▸ **Work to be completed**
Everything from the line containing "Write a Python" through the line containing "import numpy as np" must be quoted exactly; everything else is left out.

▸ **Data excerpts**
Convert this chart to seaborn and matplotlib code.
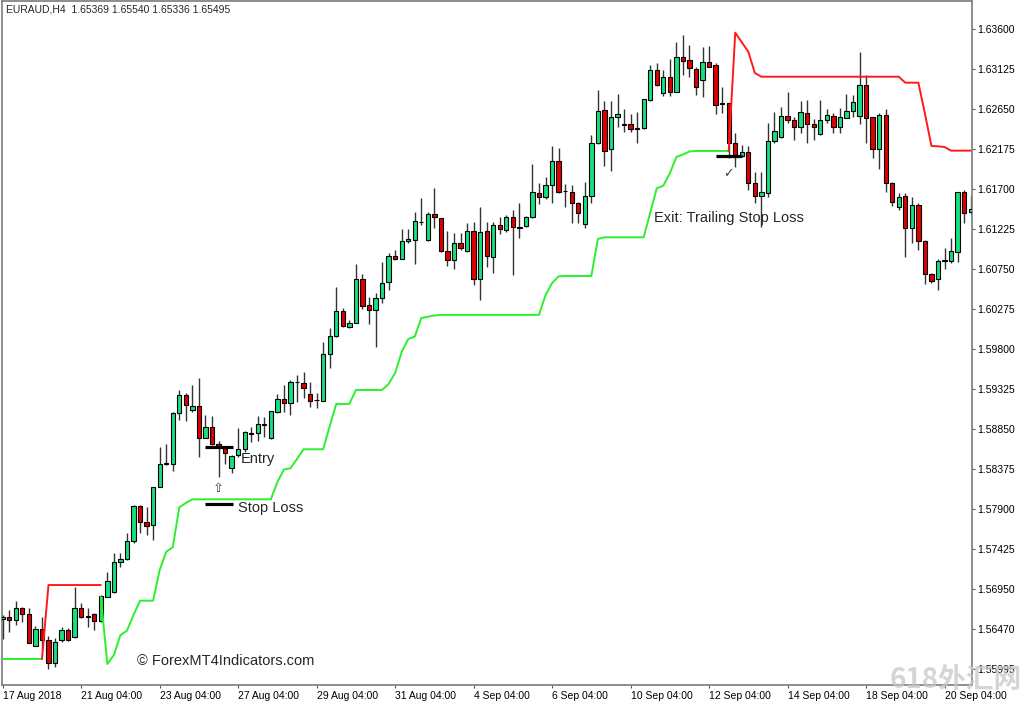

---

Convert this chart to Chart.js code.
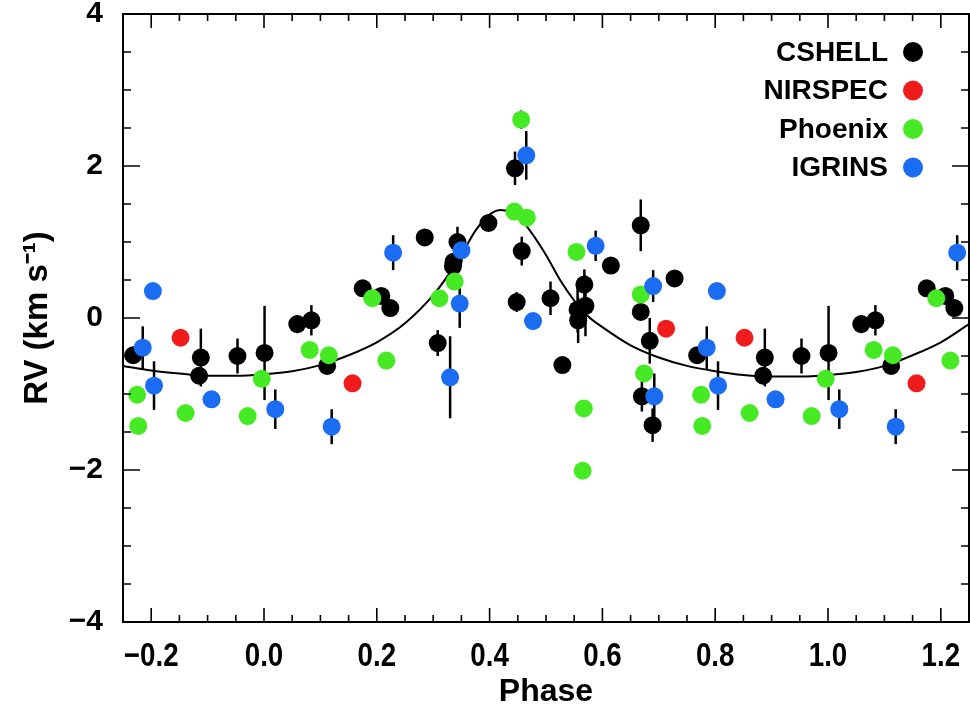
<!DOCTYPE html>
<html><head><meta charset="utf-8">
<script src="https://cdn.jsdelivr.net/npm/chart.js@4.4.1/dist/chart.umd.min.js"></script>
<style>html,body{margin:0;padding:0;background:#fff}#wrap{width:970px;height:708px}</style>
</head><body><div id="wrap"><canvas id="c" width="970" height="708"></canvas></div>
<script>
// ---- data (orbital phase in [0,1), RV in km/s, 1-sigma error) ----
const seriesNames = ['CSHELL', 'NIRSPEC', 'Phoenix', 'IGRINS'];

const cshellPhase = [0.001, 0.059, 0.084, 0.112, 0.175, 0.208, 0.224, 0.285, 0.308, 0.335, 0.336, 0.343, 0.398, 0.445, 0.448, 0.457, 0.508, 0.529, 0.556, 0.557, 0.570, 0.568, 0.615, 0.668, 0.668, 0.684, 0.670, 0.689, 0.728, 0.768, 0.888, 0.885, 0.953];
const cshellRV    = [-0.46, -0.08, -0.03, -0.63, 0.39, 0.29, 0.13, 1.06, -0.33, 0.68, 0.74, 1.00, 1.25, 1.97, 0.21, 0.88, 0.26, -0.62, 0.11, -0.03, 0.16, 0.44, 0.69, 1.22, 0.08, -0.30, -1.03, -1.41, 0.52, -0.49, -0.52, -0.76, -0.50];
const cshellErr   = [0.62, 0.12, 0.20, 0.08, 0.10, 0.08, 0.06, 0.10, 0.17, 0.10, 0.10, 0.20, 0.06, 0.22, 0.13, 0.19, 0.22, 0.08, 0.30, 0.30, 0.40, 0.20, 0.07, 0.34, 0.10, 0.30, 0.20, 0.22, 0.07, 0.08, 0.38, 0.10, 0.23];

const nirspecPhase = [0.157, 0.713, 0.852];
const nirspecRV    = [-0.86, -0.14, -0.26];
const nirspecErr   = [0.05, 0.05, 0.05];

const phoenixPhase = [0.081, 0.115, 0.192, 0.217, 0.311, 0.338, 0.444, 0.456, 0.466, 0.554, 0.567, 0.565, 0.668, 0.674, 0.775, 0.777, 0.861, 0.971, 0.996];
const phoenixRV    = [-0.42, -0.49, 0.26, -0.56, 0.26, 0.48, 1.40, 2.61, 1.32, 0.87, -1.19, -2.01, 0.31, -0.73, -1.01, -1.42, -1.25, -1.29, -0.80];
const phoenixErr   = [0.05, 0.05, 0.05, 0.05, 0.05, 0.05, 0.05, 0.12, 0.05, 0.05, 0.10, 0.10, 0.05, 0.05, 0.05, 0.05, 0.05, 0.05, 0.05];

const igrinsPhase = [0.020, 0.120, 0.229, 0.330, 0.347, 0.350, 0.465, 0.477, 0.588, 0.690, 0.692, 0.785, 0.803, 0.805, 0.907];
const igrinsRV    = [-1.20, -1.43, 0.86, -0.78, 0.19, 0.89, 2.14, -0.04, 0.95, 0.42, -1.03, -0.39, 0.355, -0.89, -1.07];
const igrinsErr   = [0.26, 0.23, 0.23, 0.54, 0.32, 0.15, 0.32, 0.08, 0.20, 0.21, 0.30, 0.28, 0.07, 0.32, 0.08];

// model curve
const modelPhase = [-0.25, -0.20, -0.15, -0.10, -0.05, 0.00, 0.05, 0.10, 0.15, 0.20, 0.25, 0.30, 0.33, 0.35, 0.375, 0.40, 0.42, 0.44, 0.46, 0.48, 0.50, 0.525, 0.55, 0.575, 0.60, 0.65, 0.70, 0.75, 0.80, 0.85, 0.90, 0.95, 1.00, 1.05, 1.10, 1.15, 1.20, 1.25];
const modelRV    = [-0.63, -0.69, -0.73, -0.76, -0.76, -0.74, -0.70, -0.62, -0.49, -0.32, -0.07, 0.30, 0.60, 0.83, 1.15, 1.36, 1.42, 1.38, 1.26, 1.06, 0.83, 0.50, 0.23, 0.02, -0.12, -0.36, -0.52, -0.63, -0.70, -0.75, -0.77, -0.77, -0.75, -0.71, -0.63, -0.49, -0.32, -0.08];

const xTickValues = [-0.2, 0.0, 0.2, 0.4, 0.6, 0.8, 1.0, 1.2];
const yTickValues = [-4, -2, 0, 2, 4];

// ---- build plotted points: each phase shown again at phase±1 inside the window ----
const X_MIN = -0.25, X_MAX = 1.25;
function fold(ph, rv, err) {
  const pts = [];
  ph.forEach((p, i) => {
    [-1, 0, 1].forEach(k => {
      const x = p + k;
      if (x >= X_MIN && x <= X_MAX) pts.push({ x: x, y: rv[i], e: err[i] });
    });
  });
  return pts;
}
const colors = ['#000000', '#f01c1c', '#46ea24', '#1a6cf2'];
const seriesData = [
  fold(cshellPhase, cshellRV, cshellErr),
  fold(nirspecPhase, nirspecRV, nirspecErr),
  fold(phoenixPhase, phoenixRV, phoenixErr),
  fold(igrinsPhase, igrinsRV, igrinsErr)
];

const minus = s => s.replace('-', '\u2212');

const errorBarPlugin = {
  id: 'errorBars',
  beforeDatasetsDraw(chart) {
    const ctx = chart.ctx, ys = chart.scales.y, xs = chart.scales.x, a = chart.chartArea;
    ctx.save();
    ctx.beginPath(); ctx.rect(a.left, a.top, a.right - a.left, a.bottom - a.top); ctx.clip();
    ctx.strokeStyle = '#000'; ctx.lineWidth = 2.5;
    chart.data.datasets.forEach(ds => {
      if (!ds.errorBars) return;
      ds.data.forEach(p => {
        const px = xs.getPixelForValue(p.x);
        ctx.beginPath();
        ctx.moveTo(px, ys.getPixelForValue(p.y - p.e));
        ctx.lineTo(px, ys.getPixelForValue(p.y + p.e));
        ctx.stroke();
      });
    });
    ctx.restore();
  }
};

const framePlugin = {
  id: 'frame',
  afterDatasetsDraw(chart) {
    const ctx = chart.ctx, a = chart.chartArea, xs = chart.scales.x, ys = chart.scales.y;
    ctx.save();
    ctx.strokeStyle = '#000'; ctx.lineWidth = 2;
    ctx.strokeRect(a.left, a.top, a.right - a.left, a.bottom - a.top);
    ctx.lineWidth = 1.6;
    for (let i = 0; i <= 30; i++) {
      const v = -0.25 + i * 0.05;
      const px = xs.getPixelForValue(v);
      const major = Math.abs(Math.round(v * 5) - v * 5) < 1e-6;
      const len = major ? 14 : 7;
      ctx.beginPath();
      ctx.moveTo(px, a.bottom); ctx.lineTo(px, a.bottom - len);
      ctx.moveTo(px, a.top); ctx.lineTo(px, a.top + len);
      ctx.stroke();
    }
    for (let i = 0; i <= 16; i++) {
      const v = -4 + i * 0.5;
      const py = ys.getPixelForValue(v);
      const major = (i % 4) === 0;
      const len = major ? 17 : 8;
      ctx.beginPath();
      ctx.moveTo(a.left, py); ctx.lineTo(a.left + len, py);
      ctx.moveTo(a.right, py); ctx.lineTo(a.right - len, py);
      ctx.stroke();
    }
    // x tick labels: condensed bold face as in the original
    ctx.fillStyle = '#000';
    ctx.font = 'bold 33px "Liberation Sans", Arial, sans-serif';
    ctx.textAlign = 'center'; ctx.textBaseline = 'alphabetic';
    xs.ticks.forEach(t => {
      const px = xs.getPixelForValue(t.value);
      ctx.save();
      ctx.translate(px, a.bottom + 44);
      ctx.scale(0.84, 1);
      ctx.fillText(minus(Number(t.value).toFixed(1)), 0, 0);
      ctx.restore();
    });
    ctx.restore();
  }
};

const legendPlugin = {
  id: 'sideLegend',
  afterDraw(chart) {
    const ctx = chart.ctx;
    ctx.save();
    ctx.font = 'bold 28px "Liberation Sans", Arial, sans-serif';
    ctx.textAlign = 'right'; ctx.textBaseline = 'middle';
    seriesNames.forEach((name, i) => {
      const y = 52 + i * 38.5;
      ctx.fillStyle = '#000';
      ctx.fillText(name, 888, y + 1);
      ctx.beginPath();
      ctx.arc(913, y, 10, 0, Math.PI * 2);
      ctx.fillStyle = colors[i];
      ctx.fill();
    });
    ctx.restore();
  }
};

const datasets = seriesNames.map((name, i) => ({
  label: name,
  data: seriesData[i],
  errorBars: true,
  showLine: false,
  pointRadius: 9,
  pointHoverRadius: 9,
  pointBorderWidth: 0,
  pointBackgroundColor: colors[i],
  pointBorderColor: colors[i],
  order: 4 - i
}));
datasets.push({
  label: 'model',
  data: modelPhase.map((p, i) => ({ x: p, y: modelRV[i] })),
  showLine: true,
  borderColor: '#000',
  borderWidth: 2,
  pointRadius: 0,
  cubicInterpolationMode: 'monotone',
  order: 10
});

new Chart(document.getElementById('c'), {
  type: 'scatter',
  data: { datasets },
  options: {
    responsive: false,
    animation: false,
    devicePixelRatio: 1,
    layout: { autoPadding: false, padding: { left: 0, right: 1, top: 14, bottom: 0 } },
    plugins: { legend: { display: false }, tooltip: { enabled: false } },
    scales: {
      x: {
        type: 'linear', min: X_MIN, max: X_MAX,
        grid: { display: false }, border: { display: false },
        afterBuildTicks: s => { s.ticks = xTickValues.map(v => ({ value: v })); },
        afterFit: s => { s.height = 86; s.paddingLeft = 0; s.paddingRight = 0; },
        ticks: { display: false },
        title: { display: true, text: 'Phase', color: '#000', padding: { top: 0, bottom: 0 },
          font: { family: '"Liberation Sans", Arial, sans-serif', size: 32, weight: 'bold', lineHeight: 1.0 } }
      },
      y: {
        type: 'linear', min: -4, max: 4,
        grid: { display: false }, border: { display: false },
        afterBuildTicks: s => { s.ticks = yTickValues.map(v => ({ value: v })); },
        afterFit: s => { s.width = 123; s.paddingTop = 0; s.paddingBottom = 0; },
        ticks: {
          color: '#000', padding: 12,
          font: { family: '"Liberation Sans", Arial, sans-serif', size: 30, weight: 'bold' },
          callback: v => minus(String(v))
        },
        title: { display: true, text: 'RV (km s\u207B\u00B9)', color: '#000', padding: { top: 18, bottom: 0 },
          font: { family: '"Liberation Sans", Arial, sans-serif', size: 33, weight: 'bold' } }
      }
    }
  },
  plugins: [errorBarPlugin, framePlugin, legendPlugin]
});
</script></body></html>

* * *

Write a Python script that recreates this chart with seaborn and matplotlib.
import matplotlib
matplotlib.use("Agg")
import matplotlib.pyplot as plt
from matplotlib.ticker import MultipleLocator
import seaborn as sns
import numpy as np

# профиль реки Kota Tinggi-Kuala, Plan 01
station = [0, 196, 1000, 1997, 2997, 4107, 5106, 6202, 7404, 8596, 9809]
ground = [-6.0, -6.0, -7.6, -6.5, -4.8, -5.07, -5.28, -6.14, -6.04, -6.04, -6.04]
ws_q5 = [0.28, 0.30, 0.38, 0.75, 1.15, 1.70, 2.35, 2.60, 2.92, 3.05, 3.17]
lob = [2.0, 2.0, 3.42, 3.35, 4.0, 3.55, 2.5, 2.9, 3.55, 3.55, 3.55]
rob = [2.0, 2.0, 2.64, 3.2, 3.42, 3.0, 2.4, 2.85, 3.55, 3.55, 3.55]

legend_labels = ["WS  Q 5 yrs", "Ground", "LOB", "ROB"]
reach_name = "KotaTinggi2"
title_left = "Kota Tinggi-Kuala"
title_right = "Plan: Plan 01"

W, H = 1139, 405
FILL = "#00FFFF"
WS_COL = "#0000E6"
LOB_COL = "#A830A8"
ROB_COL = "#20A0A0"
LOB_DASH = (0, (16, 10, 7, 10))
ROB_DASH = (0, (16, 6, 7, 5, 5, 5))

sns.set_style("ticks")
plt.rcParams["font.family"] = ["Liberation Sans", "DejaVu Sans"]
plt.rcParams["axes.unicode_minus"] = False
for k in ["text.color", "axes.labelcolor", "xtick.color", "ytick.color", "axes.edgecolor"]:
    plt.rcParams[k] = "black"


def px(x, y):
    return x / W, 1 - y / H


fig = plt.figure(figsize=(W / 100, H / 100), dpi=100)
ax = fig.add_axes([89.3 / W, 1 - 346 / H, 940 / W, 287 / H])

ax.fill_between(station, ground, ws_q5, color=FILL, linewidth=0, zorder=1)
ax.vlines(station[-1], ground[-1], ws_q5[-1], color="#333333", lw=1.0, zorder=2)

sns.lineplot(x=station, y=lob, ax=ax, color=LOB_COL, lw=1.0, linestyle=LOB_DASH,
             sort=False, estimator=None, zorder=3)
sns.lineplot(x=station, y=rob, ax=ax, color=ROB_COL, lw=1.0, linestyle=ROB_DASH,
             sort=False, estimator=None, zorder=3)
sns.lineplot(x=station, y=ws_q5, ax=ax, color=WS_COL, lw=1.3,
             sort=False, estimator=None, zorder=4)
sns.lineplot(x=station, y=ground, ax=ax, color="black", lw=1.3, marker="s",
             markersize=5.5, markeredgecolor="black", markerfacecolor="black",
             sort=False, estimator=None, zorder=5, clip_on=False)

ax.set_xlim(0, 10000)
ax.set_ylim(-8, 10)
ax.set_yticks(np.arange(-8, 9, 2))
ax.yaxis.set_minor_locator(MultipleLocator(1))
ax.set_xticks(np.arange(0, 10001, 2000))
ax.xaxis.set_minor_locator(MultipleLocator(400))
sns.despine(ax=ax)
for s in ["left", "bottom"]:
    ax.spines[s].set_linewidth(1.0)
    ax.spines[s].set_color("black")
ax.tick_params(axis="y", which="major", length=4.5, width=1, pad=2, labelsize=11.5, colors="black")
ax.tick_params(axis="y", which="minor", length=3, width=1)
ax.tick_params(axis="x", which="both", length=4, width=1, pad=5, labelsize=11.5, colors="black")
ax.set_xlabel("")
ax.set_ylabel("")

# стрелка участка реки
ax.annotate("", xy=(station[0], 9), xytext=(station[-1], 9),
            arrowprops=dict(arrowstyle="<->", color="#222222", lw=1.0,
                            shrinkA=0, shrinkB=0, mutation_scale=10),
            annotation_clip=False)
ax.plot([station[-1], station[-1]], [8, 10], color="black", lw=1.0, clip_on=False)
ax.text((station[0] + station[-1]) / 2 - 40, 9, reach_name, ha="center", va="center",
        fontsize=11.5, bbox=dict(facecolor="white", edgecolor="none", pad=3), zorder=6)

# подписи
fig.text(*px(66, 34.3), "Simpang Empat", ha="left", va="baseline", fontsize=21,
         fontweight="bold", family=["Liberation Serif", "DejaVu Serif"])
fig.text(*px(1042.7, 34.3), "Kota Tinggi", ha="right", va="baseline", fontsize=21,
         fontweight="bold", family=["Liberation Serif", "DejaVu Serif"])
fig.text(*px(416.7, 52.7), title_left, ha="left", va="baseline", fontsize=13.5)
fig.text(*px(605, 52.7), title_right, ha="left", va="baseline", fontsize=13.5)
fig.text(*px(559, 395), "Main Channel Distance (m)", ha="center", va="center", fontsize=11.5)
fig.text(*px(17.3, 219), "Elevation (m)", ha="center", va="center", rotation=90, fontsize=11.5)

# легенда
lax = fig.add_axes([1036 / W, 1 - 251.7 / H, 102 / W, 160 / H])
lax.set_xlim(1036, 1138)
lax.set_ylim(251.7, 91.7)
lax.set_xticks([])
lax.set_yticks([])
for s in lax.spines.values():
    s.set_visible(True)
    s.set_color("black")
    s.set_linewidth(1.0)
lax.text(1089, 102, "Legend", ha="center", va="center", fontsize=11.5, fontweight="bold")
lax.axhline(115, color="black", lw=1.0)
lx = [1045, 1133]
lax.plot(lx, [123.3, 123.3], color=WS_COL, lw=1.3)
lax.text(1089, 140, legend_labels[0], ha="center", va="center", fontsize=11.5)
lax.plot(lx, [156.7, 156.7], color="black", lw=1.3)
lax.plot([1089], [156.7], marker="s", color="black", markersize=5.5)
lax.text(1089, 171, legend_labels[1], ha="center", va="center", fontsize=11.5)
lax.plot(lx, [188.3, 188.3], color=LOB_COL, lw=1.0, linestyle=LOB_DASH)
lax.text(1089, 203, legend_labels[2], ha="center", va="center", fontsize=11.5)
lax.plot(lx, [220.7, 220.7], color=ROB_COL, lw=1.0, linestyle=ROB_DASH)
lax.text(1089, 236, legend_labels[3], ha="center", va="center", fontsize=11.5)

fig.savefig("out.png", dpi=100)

▸ **Written response**
Write a Python script that recreates this chart with seaborn and matplotlib.
import matplotlib
matplotlib.use("Agg")
import matplotlib.pyplot as plt
from matplotlib.ticker import MultipleLocator
import seaborn as sns
import numpy as np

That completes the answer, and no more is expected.